Serverless platforms achieve fault tolerance through several strategies that help maintain service continuity and reliability. One primary method is the use of distributed architecture, where applications run across multiple servers and geographic locations. This setup means that if one server or data center experiences a failure, other instances can continue to handle requests without causing downtime. For example, popular serverless providers like AWS Lambda and Google Cloud Functions automatically distribute workloads across available resources, ensuring that service remains available even during failures.
Additionally, serverless platforms implement automatic retries and error handling mechanisms. When a function is invoked, the platform can automatically retry the process if it fails due to transient issues, such as network timeouts or temporary resource unavailability. For instance, AWS Lambda has built-in error handling that allows developers to specify retry policies or invoke a dead letter queue (DLQ) to capture failed events for later processing. This helps in minimizing the impact of failures and ensures that processes can be completed without requiring manual intervention.

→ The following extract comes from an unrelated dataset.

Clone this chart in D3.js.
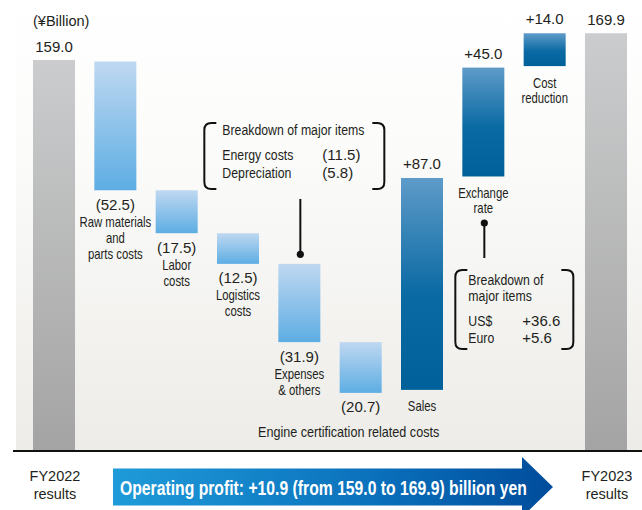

Lastly, monitoring and alerting play a vital role in fault tolerance. Serverless platforms usually provide integrated logging and monitoring tools that help developers keep track of the health of their applications. For example, Google Cloud offers Cloud Monitoring, which helps in observing function performance and error rates in real-time. This visibility enables teams to respond quickly to potential issues before they escalate into significant problems. By combining these strategies, serverless platforms can efficiently maintain high availability and reliability, giving developers confidence in deploying applications in a fault-tolerant environment.